* BEGIN SOURCE DATA *

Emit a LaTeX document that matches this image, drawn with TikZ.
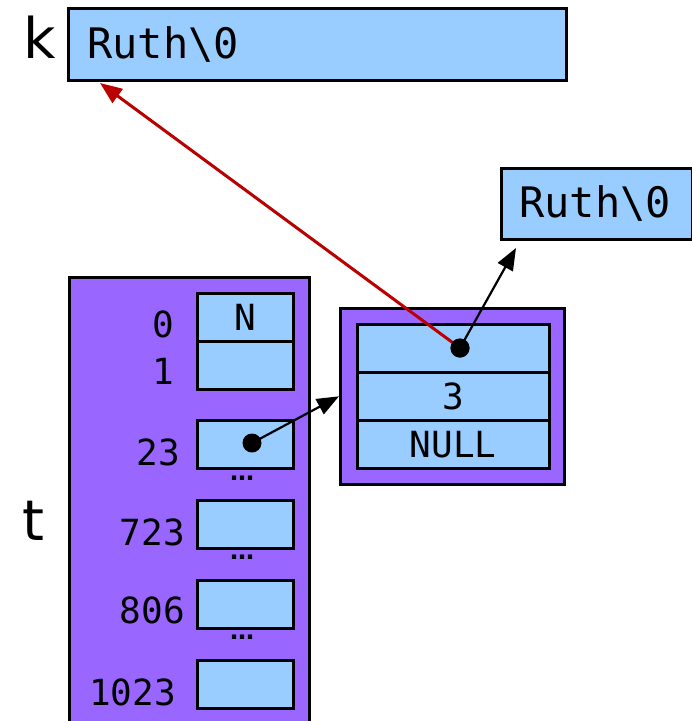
\documentclass[tikz,border=0pt]{standalone}
\usepackage{fontspec}
\newfontfamily\monofnt{DejaVu Sans Mono}
\newfontfamily\sansfnt{DejaVu Sans}
\usetikzlibrary{arrows.meta}
\definecolor{cellblue}{HTML}{99CCFF}
\definecolor{purp}{HTML}{9966FF}
\definecolor{ptrred}{HTML}{BB0000}
\begin{document}
\begin{tikzpicture}[x=1pt,y=-1pt,
  cell/.style={draw=black, line width=2.6pt, fill=cellblue, minimum width=96pt, minimum height=48pt, inner sep=0pt, anchor=north west, font=\monofnt\fontsize{36}{36}\selectfont},
  ncell/.style={cell, minimum width=192pt},
  strbox/.style={draw=black, line width=2.6pt, fill=cellblue, inner sep=0pt, anchor=north west},
  purpbox/.style={draw=black, line width=2.6pt, fill=purp, inner sep=0pt, anchor=north west},
  idx/.style={anchor=base east, inner sep=0pt, font=\monofnt\fontsize{36}{36}\selectfont},
  strtxt/.style={anchor=base west, inner sep=0pt, font=\monofnt\fontsize{42}{42}\selectfont},
  varlbl/.style={anchor=base, inner sep=0pt, font=\sansfnt\fontsize{56}{56}\selectfont},
  dotsl/.style={anchor=base, inner sep=0pt, font=\sansfnt\bfseries\fontsize{24}{24}\selectfont},
  ptrdot/.style={circle, fill=black, minimum size=19pt, inner sep=0pt},
  ptr/.style={-{Triangle[length=22pt,width=17pt]}, line width=2.2pt},
  redptr/.style={-{Triangle[length=22pt,width=17pt]}, line width=3pt, draw=ptrred, fill=ptrred}
]
\useasboundingbox (0,0) rectangle (692,721);

% k string
\node[strbox, minimum width=498pt, minimum height=72pt] (kbox) at (67,7) {};
\node[strtxt] (ktxt) at (87,58) {Ruth\textbackslash 0};
\node[varlbl] (klbl) at (40,58) {k};

% second string
\node[strbox, minimum width=191pt, minimum height=71pt] (sbox) at (500,167) {};
\node[strtxt] (stxt) at (519,217) {Ruth\textbackslash 0};

% array t
\node[purpbox, minimum width=240pt, minimum height=470pt] (tarr) at (68,276) {};
\node[varlbl] (tlbl) at (33,540) {t};

\node[cell] (c0) at (196,292) {N};
\node[cell] (c1) at (196,340) {};
\node[cell] (c23) at (196,419) {};
\node[cell] (c723) at (196,499) {};
\node[cell] (c806) at (196,579) {};
\node[cell] (c1023) at (196,659) {};

\node[idx] (i0) at (174,337) {0};
\node[idx] (i1) at (174,384) {1};
\node[idx] (i23) at (180,465) {23};
\node[idx] (i723) at (185,545) {723};
\node[idx] (i806) at (185,623) {806};
\node[idx] (i1023) at (176,705) {1023};

\node[dotsl] (d1) at (242,480) {…};
\node[dotsl] (d2) at (242,559) {…};
\node[dotsl] (d3) at (242,639) {…};

% list node
\node[purpbox, minimum width=224pt, minimum height=176pt] (lnode) at (339,307) {};
\node[ncell] (n1) at (356,323) {};
\node[ncell] (n2) at (356,371) {3};
\node[ncell] (n3) at (356,419) {NULL};

% pointers
\node[ptrdot] (p23) at (252,443) {};
\node[ptrdot] (pn) at (460,348) {};
\coordinate (ktip) at (100,83);
\coordinate (stip) at (516,248);

\draw[redptr] (pn.center) -- (ktip);
\draw[ptr] (p23.center) -- (lnode.west);
\draw[ptr] (pn.center) -- (stip);
\node[ptrdot] at (pn.center) {};
\end{tikzpicture}
\end{document}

* END SOURCE DATA *

:: WORK TO COMPLETE ::
Reproduce each line word for word and drop the pictures.

:: RIGHT ANSWER ::
Emit a LaTeX document that matches this image, drawn with TikZ.
\documentclass[tikz,border=0pt]{standalone}
\usepackage{fontspec}
\newfontfamily\monofnt{DejaVu Sans Mono}
\newfontfamily\sansfnt{DejaVu Sans}
\usetikzlibrary{arrows.meta}
\definecolor{cellblue}{HTML}{99CCFF}
\definecolor{purp}{HTML}{9966FF}
\definecolor{ptrred}{HTML}{BB0000}
\begin{document}
\begin{tikzpicture}[x=1pt,y=-1pt,
  cell/.style={draw=black, line width=2.6pt, fill=cellblue, minimum width=96pt, minimum height=48pt, inner sep=0pt, anchor=north west, font=\monofnt\fontsize{36}{36}\selectfont},
  ncell/.style={cell, minimum width=192pt},
  strbox/.style={draw=black, line width=2.6pt, fill=cellblue, inner sep=0pt, anchor=north west},
  purpbox/.style={draw=black, line width=2.6pt, fill=purp, inner sep=0pt, anchor=north west},
  idx/.style={anchor=base east, inner sep=0pt, font=\monofnt\fontsize{36}{36}\selectfont},
  strtxt/.style={anchor=base west, inner sep=0pt, font=\monofnt\fontsize{42}{42}\selectfont},
  varlbl/.style={anchor=base, inner sep=0pt, font=\sansfnt\fontsize{56}{56}\selectfont},
  dotsl/.style={anchor=base, inner sep=0pt, font=\sansfnt\bfseries\fontsize{24}{24}\selectfont},
  ptrdot/.style={circle, fill=black, minimum size=19pt, inner sep=0pt},
  ptr/.style={-{Triangle[length=22pt,width=17pt]}, line width=2.2pt},
  redptr/.style={-{Triangle[length=22pt,width=17pt]}, line width=3pt, draw=ptrred, fill=ptrred}
]
\useasboundingbox (0,0) rectangle (692,721);

% k string
\node[strbox, minimum width=498pt, minimum height=72pt] (kbox) at (67,7) {};
\node[strtxt] (ktxt) at (87,58) {Ruth\textbackslash 0};
\node[varlbl] (klbl) at (40,58) {k};

% second string
\node[strbox, minimum width=191pt, minimum height=71pt] (sbox) at (500,167) {};
\node[strtxt] (stxt) at (519,217) {Ruth\textbackslash 0};

% array t
\node[purpbox, minimum width=240pt, minimum height=470pt] (tarr) at (68,276) {};
\node[varlbl] (tlbl) at (33,540) {t};

\node[cell] (c0) at (196,292) {N};
\node[cell] (c1) at (196,340) {};
\node[cell] (c23) at (196,419) {};
\node[cell] (c723) at (196,499) {};
\node[cell] (c806) at (196,579) {};
\node[cell] (c1023) at (196,659) {};

\node[idx] (i0) at (174,337) {0};
\node[idx] (i1) at (174,384) {1};
\node[idx] (i23) at (180,465) {23};
\node[idx] (i723) at (185,545) {723};
\node[idx] (i806) at (185,623) {806};
\node[idx] (i1023) at (176,705) {1023};

\node[dotsl] (d1) at (242,480) {…};
\node[dotsl] (d2) at (242,559) {…};
\node[dotsl] (d3) at (242,639) {…};

% list node
\node[purpbox, minimum width=224pt, minimum height=176pt] (lnode) at (339,307) {};
\node[ncell] (n1) at (356,323) {};
\node[ncell] (n2) at (356,371) {3};
\node[ncell] (n3) at (356,419) {NULL};

% pointers
\node[ptrdot] (p23) at (252,443) {};
\node[ptrdot] (pn) at (460,348) {};
\coordinate (ktip) at (100,83);
\coordinate (stip) at (516,248);

\draw[redptr] (pn.center) -- (ktip);
\draw[ptr] (p23.center) -- (lnode.west);
\draw[ptr] (pn.center) -- (stip);
\node[ptrdot] at (pn.center) {};
\end{tikzpicture}
\end{document}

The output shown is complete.